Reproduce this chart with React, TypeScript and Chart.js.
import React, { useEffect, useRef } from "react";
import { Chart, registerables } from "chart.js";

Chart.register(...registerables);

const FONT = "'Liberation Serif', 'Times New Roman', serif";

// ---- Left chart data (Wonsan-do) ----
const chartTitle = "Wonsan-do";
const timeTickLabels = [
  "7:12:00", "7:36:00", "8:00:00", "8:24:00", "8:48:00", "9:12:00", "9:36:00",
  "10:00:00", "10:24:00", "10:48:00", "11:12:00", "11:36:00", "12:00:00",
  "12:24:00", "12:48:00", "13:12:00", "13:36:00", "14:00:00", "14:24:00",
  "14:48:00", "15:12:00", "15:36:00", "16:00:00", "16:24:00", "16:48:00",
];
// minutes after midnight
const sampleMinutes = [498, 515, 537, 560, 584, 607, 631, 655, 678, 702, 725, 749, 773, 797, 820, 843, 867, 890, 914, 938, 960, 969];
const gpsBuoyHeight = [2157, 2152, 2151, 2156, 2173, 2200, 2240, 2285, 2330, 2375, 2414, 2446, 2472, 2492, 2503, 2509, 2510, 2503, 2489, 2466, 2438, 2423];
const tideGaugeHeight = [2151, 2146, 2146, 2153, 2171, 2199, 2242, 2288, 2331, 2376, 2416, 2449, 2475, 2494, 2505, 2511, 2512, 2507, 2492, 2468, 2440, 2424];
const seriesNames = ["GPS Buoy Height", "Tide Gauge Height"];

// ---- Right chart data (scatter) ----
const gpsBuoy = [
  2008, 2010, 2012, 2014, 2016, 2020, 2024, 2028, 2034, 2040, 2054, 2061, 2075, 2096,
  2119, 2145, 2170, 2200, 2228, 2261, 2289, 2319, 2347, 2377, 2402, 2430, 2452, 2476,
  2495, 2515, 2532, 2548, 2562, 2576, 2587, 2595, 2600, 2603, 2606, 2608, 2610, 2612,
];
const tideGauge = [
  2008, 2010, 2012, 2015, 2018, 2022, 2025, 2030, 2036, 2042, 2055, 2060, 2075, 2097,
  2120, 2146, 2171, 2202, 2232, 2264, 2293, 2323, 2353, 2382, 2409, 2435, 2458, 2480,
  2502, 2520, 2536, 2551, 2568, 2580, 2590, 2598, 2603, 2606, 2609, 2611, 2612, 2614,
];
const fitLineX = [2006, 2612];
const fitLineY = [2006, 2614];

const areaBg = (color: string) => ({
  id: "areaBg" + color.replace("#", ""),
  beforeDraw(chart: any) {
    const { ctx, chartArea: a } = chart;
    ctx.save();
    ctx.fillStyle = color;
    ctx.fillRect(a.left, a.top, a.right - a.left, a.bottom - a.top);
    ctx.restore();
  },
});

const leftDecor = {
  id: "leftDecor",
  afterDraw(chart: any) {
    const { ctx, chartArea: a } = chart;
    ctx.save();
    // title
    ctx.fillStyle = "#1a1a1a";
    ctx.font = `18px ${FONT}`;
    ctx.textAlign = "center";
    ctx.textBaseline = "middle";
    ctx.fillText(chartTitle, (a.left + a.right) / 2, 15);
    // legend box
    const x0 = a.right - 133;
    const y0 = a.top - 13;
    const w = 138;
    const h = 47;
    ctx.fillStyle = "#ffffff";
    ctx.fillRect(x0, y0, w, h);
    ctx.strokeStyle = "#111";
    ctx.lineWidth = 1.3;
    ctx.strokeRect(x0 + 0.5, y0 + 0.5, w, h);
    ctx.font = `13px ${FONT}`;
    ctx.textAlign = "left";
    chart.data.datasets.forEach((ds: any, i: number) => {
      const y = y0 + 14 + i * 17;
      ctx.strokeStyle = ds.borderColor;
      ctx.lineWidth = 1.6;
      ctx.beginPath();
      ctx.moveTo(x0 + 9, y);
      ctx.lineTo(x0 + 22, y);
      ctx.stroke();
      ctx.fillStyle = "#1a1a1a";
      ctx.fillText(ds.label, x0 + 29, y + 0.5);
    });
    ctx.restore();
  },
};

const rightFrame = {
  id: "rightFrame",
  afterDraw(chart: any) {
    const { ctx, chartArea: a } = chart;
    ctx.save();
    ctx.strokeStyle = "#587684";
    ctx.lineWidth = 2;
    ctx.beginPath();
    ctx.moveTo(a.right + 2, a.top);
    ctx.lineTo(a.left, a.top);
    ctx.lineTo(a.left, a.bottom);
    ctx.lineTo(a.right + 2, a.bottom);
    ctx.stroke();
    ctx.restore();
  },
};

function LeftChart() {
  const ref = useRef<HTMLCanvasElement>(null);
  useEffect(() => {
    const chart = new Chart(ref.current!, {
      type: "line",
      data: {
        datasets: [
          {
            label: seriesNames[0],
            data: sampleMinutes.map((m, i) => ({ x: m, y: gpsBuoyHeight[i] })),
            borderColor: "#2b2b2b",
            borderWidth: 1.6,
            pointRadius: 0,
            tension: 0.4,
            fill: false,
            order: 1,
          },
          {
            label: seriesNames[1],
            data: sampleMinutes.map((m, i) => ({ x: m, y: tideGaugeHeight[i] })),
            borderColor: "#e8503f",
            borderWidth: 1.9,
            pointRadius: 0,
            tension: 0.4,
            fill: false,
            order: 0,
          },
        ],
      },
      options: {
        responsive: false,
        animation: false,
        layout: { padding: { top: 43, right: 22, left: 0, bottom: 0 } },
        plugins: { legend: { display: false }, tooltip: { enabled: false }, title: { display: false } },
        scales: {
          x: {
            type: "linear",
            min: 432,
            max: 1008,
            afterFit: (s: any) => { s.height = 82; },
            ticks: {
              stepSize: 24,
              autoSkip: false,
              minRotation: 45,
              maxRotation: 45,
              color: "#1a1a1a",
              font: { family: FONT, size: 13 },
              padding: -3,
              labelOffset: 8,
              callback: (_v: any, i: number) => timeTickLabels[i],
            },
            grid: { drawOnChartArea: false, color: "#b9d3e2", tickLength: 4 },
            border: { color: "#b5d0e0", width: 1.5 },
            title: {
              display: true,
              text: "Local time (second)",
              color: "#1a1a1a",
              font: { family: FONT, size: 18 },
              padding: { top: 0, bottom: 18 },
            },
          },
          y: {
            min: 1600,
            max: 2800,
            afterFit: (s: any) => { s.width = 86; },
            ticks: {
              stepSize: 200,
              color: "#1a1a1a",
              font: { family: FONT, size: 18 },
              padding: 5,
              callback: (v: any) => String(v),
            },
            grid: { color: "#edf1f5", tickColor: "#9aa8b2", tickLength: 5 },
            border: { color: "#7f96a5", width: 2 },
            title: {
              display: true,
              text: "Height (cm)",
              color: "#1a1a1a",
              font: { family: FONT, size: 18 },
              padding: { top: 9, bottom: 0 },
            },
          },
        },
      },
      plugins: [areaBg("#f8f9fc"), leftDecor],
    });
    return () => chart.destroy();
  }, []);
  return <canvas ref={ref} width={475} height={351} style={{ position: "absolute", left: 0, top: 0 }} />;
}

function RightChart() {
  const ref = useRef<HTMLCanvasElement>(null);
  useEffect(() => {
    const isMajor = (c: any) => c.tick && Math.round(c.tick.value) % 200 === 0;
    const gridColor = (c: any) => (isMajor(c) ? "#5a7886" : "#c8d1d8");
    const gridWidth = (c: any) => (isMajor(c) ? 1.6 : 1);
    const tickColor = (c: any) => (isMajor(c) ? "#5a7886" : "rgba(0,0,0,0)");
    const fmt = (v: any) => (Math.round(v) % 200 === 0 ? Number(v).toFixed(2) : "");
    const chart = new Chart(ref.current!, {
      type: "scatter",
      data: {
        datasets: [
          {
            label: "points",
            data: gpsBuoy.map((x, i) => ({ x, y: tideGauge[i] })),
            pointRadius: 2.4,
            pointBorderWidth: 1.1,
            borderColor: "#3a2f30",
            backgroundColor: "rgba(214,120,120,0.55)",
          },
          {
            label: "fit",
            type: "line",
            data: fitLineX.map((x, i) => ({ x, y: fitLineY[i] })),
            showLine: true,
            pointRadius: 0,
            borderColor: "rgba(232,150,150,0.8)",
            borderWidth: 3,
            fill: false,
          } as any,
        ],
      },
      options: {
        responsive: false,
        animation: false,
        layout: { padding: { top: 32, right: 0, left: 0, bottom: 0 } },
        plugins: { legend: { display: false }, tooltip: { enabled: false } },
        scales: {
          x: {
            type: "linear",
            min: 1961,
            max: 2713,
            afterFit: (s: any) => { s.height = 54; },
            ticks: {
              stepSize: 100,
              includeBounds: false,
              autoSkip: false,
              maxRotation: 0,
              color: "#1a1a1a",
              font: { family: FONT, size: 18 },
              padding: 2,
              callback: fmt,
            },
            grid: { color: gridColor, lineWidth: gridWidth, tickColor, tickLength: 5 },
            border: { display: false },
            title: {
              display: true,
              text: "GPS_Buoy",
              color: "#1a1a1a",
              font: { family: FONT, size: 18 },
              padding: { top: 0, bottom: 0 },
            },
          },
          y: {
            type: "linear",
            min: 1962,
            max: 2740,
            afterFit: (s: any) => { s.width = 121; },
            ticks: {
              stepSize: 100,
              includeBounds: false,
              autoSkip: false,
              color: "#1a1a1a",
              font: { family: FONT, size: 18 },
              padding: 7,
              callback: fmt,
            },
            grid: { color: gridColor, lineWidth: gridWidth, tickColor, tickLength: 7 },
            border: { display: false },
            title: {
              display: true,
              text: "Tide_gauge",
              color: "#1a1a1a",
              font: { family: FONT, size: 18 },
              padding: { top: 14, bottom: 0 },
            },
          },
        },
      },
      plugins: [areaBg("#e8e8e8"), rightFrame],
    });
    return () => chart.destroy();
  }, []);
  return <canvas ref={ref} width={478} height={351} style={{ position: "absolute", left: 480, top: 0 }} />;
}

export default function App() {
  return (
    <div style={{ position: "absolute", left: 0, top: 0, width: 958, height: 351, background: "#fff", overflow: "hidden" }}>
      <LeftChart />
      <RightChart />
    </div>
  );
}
* * *
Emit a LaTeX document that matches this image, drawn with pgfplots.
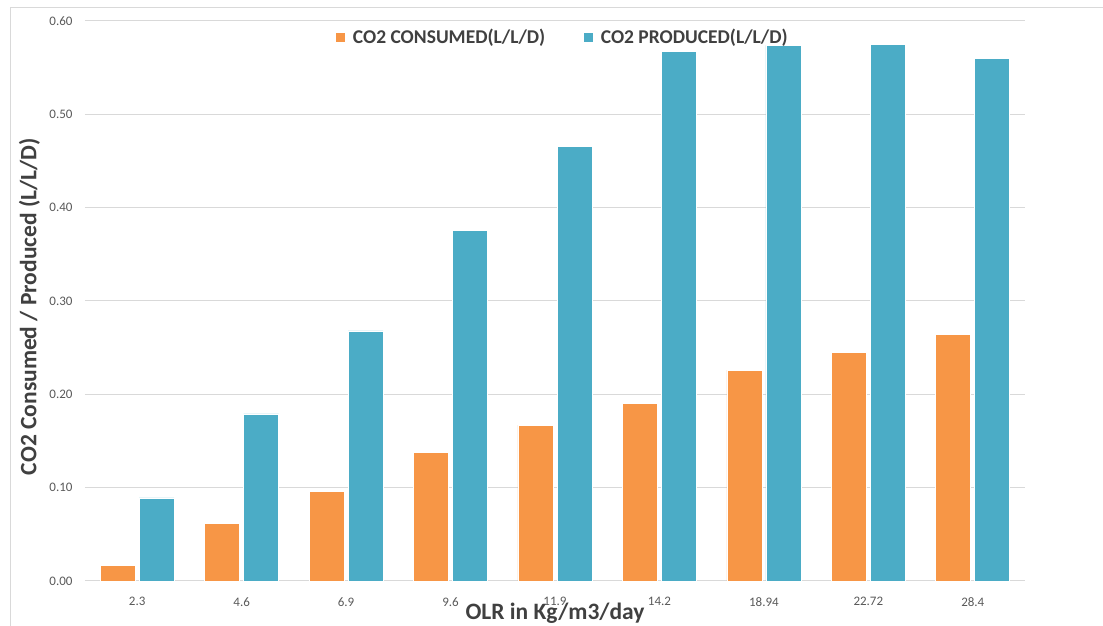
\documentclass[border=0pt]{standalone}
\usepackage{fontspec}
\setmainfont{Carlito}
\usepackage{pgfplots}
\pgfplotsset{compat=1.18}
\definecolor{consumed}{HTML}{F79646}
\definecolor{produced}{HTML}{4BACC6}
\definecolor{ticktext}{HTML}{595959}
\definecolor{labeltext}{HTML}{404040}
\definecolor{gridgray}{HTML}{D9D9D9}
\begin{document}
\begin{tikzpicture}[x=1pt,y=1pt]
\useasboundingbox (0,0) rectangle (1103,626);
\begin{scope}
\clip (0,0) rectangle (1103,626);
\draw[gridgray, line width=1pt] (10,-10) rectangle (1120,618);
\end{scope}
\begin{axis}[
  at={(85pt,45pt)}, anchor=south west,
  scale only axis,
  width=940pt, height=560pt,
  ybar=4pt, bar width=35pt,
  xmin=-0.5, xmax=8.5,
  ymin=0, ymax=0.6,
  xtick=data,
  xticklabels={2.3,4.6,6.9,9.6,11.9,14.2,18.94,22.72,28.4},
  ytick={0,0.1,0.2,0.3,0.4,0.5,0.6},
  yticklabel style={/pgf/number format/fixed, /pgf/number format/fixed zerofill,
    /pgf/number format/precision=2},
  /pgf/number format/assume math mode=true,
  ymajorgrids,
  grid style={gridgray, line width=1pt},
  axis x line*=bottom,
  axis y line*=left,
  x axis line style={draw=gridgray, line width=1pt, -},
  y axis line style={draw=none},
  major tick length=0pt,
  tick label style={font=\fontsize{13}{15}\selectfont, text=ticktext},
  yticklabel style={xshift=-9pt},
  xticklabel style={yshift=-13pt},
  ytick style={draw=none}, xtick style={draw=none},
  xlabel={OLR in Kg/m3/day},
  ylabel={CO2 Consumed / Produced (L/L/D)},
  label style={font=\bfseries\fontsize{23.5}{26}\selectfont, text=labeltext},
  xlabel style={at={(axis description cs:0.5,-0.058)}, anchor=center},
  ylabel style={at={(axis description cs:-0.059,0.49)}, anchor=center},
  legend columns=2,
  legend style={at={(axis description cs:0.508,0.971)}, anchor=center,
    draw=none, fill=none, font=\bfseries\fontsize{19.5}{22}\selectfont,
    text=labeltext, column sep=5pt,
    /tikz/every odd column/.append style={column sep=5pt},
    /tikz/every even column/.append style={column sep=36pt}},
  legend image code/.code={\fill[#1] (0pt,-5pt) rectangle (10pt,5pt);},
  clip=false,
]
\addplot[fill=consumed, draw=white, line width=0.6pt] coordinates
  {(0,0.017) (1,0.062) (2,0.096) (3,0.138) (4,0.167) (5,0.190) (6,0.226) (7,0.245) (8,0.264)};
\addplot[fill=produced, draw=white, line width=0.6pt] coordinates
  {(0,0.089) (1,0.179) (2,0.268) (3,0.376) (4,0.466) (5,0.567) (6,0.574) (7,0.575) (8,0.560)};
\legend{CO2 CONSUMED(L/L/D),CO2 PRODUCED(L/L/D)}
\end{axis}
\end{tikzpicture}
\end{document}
---
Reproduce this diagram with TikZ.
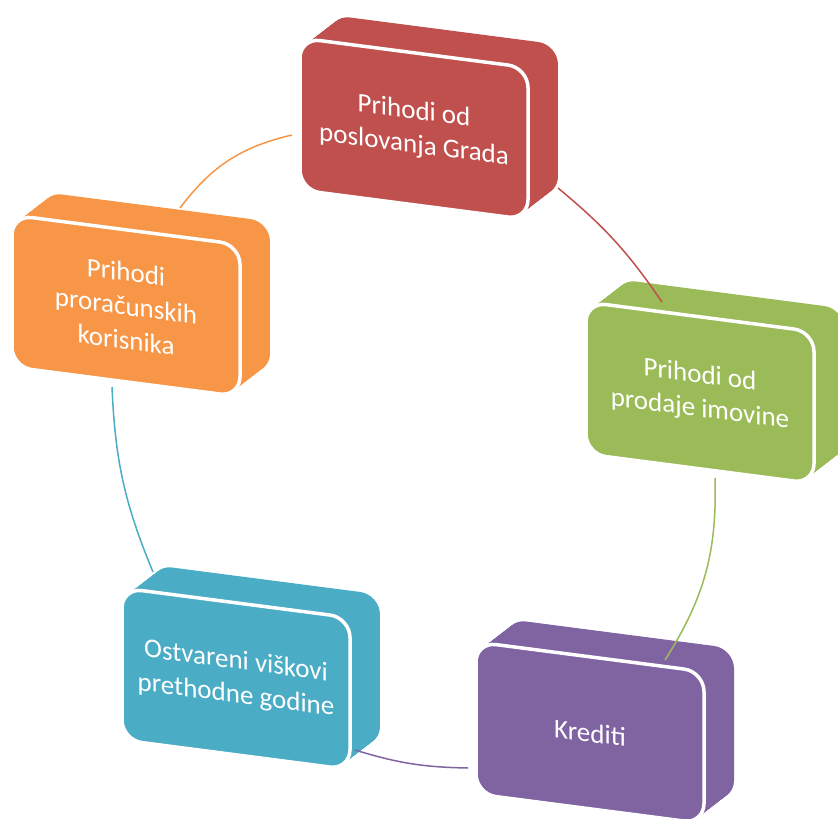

**Stated task**
Both the line with "Reproduce this chart" and the line with "Serif', 'Times New" belong in the extract, along with every line between them; set down those lines exactly and only.

**Expected output**
Reproduce this chart with React, TypeScript and Chart.js.
import React, { useEffect, useRef } from "react";
import { Chart, registerables } from "chart.js";

Chart.register(...registerables);

const FONT = "'Liberation Serif', 'Times New Roman', serif";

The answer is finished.